Onotera, who goes by "Samurai Guitarist" online, holds a bachelor's degree in guitar performance and is first to admit his work is a bit of a gimmick.  

"The gimmick only works if there's an underlying sense of musicality in there," he said. "You can draw people in with a gimmick but they're only going to stick around if there's something very interesting, and something genuinely good musically happening in there."
    
He says stepping outside of the box is all part of getting noticed in today's industry. But he says technology makes it easy for anyone to do that. 
    
"I think it's very hard if you're approaching things with a bit of an old school approach where you go out, you gig, you go out, you gig and network," he said. "I think that's definitely a part of it but if you can access these social media platforms like YouTube, like Instagram, Snap Chat, Twitter, it makes it so much easier for the musicians of today."

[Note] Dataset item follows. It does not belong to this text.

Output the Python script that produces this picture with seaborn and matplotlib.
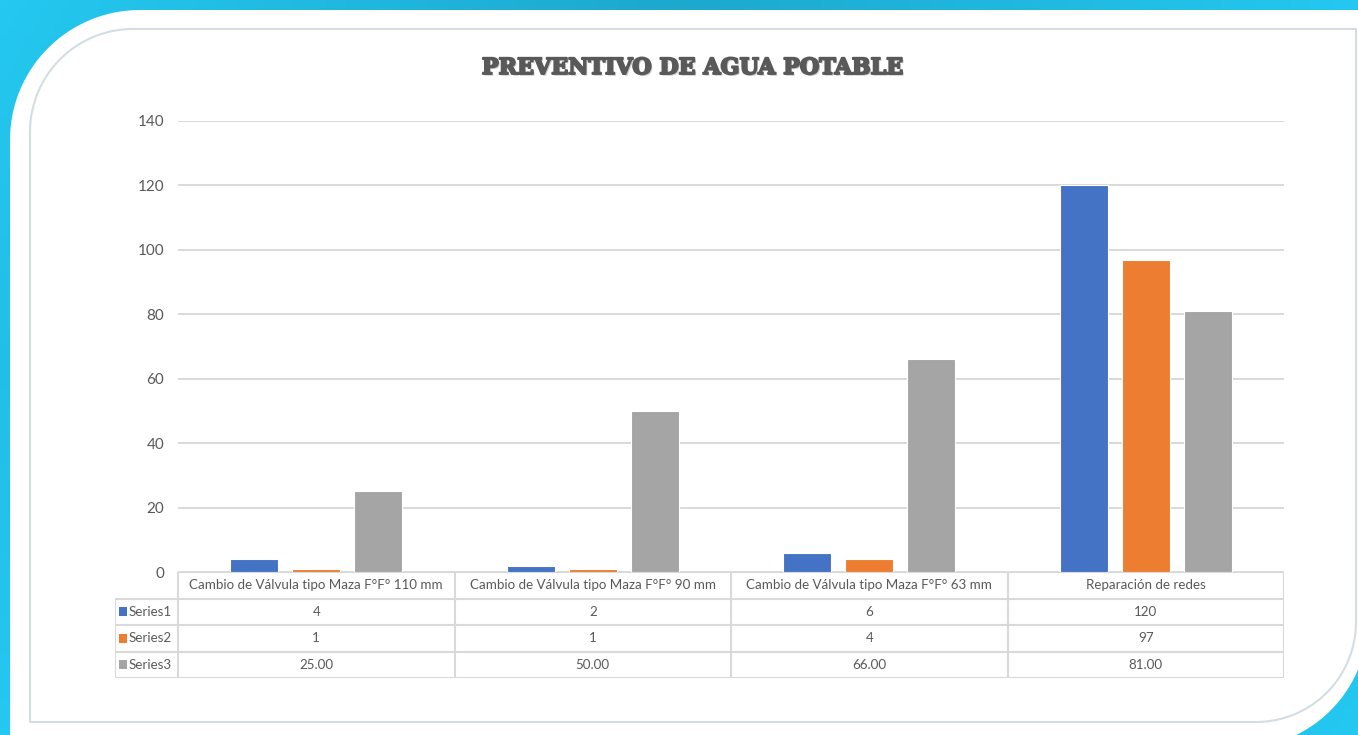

With hundreds of thousands of views and a growing audience the pressure to produce and experiment is on.  

"I've got some big ideas on the horizon." he said "Unfortunately they keep seeming to get harder and harder which is wearing a little bit on my sanity but it always feels so good to get them done and get them out there in the world."

"The next one I'm releasing is, I'm going to play the Beethoven Fur Elise and I'm going to play it on five separate guitars at the same time."

"I've got them all kind of lined up in front of me."

As for exactly how it will work, Ontotera says you'll have to wait and see.